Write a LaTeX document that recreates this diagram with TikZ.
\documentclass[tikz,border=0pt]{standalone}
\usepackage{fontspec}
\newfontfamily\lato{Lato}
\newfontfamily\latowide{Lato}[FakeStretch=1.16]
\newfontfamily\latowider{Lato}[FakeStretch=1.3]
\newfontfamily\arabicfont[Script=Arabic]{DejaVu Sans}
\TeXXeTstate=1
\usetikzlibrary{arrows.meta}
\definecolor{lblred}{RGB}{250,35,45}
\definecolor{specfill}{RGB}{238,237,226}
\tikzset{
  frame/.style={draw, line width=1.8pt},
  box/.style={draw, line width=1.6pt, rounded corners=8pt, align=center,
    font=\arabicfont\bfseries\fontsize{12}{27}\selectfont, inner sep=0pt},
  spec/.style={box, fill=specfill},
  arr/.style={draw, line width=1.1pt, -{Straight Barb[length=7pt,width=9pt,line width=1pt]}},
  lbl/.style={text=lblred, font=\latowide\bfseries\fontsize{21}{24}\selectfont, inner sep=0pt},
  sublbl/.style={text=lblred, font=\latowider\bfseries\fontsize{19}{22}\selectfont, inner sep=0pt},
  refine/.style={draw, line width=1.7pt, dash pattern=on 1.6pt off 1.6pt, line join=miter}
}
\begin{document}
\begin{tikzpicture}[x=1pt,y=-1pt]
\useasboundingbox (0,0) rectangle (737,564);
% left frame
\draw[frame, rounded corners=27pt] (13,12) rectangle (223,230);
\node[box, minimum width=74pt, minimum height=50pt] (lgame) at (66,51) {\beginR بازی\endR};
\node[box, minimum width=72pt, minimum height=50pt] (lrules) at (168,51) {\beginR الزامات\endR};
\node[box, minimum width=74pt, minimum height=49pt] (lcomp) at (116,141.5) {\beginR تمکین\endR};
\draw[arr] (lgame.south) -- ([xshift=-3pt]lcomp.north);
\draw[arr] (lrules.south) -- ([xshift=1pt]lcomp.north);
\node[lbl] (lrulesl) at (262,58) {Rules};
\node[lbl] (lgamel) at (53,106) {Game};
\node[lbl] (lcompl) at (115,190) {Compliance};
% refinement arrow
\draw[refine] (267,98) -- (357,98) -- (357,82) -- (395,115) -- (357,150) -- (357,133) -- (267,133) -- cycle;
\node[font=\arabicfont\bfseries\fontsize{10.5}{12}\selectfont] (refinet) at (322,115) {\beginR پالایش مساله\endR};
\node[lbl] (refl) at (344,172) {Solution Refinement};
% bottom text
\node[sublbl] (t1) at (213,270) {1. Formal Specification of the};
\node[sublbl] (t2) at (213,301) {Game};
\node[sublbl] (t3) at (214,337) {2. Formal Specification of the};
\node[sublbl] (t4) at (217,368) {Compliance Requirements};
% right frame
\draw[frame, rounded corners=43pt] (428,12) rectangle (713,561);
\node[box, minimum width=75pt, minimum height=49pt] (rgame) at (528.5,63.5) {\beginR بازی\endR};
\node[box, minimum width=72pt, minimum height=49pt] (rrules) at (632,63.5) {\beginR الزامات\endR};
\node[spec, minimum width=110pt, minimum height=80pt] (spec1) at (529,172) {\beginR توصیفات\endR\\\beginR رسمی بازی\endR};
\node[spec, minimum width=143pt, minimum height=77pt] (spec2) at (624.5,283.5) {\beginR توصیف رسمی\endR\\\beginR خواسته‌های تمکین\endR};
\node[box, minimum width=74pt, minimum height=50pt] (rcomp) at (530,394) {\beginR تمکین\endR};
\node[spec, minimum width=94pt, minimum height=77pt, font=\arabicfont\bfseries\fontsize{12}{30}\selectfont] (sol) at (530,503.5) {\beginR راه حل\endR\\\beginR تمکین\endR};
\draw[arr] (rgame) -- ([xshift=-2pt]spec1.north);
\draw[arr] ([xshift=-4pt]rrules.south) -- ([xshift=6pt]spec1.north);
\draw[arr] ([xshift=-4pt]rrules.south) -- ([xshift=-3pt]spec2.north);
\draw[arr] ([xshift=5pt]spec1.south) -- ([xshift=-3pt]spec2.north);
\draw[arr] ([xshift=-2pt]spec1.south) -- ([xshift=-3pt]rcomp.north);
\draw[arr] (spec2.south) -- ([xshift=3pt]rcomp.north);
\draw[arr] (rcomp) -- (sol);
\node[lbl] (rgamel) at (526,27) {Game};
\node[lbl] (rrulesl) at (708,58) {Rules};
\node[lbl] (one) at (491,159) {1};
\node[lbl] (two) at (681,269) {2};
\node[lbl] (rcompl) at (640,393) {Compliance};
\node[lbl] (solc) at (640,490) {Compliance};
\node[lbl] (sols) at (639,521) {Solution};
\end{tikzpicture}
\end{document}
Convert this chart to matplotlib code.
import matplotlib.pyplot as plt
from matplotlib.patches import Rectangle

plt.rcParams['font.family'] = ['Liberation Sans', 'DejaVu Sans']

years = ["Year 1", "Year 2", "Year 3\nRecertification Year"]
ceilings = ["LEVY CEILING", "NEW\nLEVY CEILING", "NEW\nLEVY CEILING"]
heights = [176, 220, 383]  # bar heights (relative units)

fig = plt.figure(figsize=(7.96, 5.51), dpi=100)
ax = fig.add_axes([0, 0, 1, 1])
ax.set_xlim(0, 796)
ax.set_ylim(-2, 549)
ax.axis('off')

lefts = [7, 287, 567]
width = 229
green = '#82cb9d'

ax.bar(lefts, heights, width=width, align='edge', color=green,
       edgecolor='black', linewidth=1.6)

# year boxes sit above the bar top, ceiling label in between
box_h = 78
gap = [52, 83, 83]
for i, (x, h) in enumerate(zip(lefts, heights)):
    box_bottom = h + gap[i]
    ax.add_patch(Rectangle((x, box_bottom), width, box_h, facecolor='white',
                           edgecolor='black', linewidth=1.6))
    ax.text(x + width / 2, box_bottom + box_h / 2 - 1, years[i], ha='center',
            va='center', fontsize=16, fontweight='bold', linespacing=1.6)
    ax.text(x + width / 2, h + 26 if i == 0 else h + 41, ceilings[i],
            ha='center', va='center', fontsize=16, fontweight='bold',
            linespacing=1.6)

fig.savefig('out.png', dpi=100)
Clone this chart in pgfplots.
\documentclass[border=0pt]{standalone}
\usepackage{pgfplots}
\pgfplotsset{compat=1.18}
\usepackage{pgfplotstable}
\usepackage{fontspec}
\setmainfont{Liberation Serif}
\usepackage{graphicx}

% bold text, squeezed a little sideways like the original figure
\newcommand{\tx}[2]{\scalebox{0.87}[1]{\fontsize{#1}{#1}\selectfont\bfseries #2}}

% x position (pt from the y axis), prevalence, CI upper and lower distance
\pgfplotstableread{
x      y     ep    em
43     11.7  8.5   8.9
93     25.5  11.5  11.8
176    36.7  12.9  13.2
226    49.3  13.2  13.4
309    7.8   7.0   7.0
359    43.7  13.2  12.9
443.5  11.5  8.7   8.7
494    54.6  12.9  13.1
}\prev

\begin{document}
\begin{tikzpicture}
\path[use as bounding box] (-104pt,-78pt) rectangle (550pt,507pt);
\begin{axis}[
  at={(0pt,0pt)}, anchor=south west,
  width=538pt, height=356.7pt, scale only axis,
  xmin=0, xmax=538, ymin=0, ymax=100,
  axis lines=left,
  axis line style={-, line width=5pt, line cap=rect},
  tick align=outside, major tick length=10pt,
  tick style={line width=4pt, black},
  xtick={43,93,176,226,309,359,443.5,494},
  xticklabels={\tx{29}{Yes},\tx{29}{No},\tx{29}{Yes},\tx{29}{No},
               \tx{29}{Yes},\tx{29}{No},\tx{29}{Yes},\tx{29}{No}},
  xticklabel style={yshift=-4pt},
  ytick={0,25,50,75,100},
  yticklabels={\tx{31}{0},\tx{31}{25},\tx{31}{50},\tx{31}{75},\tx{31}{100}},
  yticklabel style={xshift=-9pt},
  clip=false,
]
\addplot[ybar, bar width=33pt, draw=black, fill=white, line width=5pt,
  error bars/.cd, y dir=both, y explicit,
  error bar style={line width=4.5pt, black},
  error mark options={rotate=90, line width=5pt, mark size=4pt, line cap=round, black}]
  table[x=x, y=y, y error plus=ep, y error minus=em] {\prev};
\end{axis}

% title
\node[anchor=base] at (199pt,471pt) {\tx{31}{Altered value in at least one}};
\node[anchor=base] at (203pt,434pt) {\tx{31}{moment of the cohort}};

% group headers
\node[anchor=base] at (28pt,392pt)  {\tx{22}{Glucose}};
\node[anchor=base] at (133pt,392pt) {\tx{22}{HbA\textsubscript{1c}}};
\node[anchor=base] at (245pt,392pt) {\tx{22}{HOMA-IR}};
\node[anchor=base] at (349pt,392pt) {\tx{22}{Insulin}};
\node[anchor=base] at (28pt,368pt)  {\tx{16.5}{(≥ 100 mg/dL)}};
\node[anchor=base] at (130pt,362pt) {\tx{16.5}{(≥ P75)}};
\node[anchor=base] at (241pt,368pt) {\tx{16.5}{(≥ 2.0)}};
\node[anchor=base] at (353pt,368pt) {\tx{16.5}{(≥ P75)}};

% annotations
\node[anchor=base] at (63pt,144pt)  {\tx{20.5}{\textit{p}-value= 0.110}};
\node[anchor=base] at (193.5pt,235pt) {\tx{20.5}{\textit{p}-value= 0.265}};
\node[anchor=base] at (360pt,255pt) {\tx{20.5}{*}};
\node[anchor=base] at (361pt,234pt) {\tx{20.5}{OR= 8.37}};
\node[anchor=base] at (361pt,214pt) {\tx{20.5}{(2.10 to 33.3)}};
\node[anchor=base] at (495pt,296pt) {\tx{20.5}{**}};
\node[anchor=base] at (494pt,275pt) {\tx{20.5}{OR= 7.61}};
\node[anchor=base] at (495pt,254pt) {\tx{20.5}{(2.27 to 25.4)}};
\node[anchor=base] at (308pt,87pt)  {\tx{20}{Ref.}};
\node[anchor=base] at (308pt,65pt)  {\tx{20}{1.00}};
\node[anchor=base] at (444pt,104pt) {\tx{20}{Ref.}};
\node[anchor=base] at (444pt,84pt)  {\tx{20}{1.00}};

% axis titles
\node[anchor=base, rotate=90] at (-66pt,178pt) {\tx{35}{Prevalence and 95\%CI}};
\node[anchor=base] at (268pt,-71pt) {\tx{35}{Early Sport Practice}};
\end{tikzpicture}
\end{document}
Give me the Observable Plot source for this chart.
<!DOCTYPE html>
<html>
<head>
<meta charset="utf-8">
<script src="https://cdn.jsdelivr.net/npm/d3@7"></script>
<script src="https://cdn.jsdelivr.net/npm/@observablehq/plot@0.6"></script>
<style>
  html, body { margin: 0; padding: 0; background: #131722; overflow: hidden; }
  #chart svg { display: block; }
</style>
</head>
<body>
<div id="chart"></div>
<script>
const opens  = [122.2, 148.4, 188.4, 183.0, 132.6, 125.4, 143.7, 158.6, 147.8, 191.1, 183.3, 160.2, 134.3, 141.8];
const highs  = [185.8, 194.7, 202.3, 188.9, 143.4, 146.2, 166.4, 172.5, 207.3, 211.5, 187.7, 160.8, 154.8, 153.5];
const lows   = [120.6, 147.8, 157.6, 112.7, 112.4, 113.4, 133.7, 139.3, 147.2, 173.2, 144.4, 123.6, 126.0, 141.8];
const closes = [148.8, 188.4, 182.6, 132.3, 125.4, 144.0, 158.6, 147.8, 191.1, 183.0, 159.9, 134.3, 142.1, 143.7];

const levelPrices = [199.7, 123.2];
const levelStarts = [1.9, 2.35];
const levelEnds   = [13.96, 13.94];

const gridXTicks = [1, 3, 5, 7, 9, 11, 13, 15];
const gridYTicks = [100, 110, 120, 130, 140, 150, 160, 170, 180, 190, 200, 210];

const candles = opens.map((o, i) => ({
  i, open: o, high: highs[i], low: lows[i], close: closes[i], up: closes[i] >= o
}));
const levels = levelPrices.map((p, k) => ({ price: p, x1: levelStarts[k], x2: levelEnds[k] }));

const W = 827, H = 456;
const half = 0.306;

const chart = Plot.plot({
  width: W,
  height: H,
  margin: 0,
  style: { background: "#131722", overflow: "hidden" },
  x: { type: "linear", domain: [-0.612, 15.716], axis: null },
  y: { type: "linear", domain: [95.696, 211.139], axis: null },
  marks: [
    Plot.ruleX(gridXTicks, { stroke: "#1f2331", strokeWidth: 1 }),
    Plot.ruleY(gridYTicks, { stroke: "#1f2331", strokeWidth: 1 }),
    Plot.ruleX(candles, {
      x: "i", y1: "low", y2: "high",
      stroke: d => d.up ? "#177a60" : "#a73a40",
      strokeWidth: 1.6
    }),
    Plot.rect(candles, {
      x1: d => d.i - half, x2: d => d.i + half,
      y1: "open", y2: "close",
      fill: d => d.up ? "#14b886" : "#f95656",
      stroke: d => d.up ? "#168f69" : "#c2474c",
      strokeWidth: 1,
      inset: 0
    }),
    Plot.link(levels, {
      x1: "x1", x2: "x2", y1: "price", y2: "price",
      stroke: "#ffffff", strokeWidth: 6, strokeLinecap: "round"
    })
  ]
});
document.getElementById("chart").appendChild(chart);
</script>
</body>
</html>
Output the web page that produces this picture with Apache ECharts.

_ _ _ _ _

_Objective_
Reply with one number only, the count of lines above that hold the string "this".

_Answer for the task_
5